INSTRUCTION
Retype the lines beneath this one, from the first through the line containing "import pandas as pd". Pictures are left out.

COLLECTED MATERIAL
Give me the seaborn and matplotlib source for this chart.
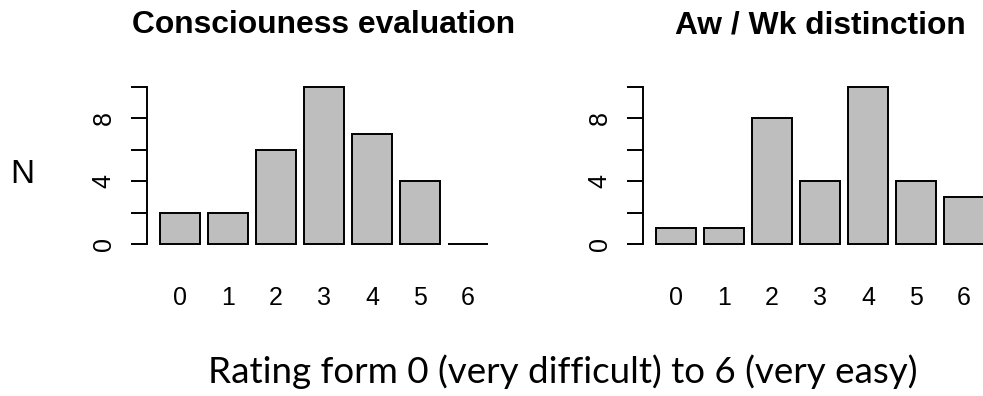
import matplotlib
matplotlib.use("Agg")
import matplotlib.pyplot as plt
import seaborn as sns
import pandas as pd

# ---- data ----
ratings = ["0", "1", "2", "3", "4", "5", "6"]
consciousness_n = [2, 2, 6, 10, 7, 4, 0]
aw_wk_n = [1, 1, 8, 4, 10, 4, 3]
panel_titles = ["Consciouness evaluation", "Aw / Wk distinction"]
y_ticks = [0, 2, 4, 6, 8, 10]
y_labels = ["0", "", "4", "", "8", ""]
y_title = "N"
x_title = "Rating form 0 (very difficult) to 6 (very easy)"

sns.set_theme(style="white")
plt.rcParams["font.family"] = ["Liberation Sans", "DejaVu Sans"]

W, H = 983, 396
DPI = 100
fig = plt.figure(figsize=(W / DPI, H / DPI), dpi=DPI)
fig.patch.set_facecolor("white")

def fx(px):
    return px / W

def fy(py):
    return 1 - py / H

PX_PER_X = 48.0
PX_PER_Y = 15.7
XLIM = (-0.6875, 6.5)
YLIM = (-0.5, 10.5)
zero_y_px = 244.0
ax_w_px = (XLIM[1] - XLIM[0]) * PX_PER_X
ax_h_px = (YLIM[1] - YLIM[0]) * PX_PER_Y
ax_bottom_px = zero_y_px - YLIM[0] * PX_PER_Y

panels = [
    (147.0, consciousness_n, panel_titles[0]),
    (643.0, aw_wk_n, panel_titles[1]),
]

LW = 1.4
for left_px, vals, title in panels:
    ax = fig.add_axes([fx(left_px), fy(ax_bottom_px), ax_w_px / W, ax_h_px / H])
    ax.set_facecolor("none")
    df = pd.DataFrame({"rating": ratings, "n": vals})
    sns.barplot(data=df, x="rating", y="n", order=ratings, color="#BEBEBE",
                saturation=1, edgecolor="black", linewidth=LW,
                width=40 / 48, ax=ax, errorbar=None)
    ax.set_xlim(*XLIM)
    ax.set_ylim(*YLIM)
    for s in ["top", "right", "bottom"]:
        ax.spines[s].set_visible(False)
    ax.spines["left"].set_visible(True)
    ax.spines["left"].set_color("black")
    ax.spines["left"].set_linewidth(LW)
    ax.spines["left"].set_bounds(0, 10)
    ax.set_yticks(y_ticks)
    ax.set_yticklabels(y_labels)
    ax.tick_params(axis="y", length=11.5, width=LW, color="black", left=True,
                   pad=11.0, labelsize=18, labelcolor="black")
    for lab in ax.get_yticklabels():
        lab.set_rotation(90)
        lab.set_va("center")
        lab.set_ha("right")
    ax.tick_params(axis="x", length=0, pad=24.6, labelsize=18, labelcolor="black")
    ax.set_xlabel("")
    ax.set_ylabel("")
    ax.grid(False)
    centre_px = left_px + (0 - XLIM[0]) * PX_PER_X + 3 * PX_PER_X
    fig.text(fx(centre_px), fy(33.3), title, ha="center", va="baseline",
             fontsize=22.9, fontweight="bold", color="black")

fig.text(fx(22.2), fy(183.3), y_title, ha="center", va="baseline",
         fontsize=24, color="black")

xt = fig.text(fx(208), fy(383), x_title, ha="left", va="baseline",
              fontsize=24, color="black", family=["Lato", "DejaVu Sans"])
fig.canvas.draw()
bb = xt.get_window_extent(renderer=fig.canvas.get_renderer())
xt.set_fontsize(24 * 710.0 / bb.width)

fig.savefig("out.png", dpi=DPI, facecolor="white")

FULL OUTPUT
Give me the seaborn and matplotlib source for this chart.
import matplotlib
matplotlib.use("Agg")
import matplotlib.pyplot as plt
import seaborn as sns
import pandas as pd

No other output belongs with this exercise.